施坦伯格在这里所说的情形,令我感慨许久。确实,在第一次阅读、第一遍翻译该篇时,我也觉得着实是一种折磨,而且也只有“崩溃”才能形容当时的感觉。然而,当我在校对译文,并且一遍又一遍地修订译文时,我感到了越来越强烈的喜悦,最终甚至也只有施坦伯格自己所说的“狂喜”才能形容。因此,我在这里不妨预先警告一下读者,如果你还没有作好心理准备——准备接受艺术批评史上迄今为止最冗长繁复、最巨细无遗、最恢弘大度的分析——你就千万别打开此文。施坦伯格对毕加索的分析,赞叹者称其勇猛精进、曲尽玄微;受不了其长篇大论的人则以为他反反复复、无休无止。顺便说一句,美国当代著名艺术理论家詹姆斯?艾尔金斯[James Elkins]的专著《何以我们的图画如此难懂》就拿施坦伯格的繁复分析作为例子。[3]我觉得,假如你只想感受一下施坦伯格超强的艺术感知力,那你只需翻阅他较为短小精干的篇什就行了,例如《毕加索的窥寐者》就极好。[4]但是,要是你想真正体会施坦伯格的伟大,那就非得读一读《阿尔及利亚女人》不可,而且在阅读它时,最好不要仅仅将它当作《另类准则》中的“一篇批评文章”,而要将它当作“一部专论”,一部关于毕加索《阿尔及利亚女人》系列变体画及其全方位再现人体主题的专项研究。有了这样的心理准备,读“这部专论”方有湛湛清明、乾坤挪移之感。

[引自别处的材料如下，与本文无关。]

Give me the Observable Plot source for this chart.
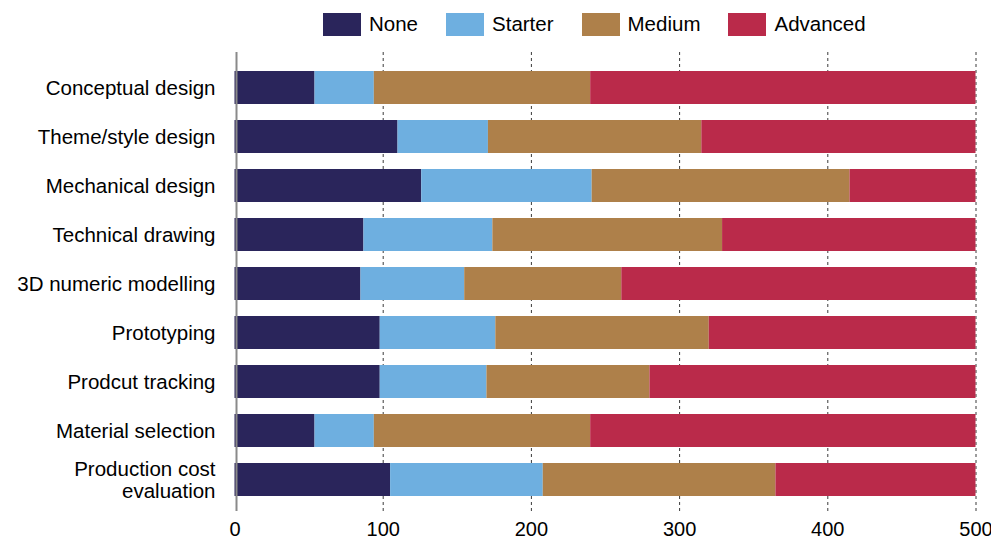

我曾不止一次讲到,国内目前似乎还没有一本研究毕加索的重要著作。我们确实有一些关于毕加索的书籍,但是稍微翻一下就会发现,这些书鲜有对毕加索作品的真正的艺术分析,相反,它们大多是传记式的猎奇之作,关心的是毕加索有几个情妇之类的话题。而施坦伯格针对毕加索的15幅系列作品作了认真的考究。对于毕加索如何终生醉心于全方位再现人体,施坦伯格是步步进逼,层层推进。用110页篇幅,来分析15张画(更确切地说,是一张画的15幅变体画),西方兼有艺术史之长的批评家的功力,体现得淋漓尽致。
《阿尔及利亚女人》原是法国浪漫主义大师德拉克洛瓦的名作,有两个版本,一个创作于1834年,现藏巴黎卢浮宫(插图1),另一个创作于1849年,现藏于蒙彼利埃法布尔博物馆。这两幅画都充满了强烈的异国情调。两幅画中都有3个阿尔及利亚宫女,或斜倚,或席地而坐,整个场景充满了慵懒虚无的气氛。前景中地毯上还立着一个水烟壶,更衬出画中人物百无聊赖之态。与这三个宫女形成鲜明对比的,是画面右侧的黑人女佣,她从三人身边走过,扭转身子,张开双臂,正在将帷帘拉开。她是画面中唯一具有动感的人,也是唯一有着盎然生机的人。这两幅画对毕加索产生了强烈的吸引力。在1954年12月到1955年3月的4个月时间里,毕加索一共画了15幅《阿尔及利亚女人》的变体画(包括油画、素描与石版画)。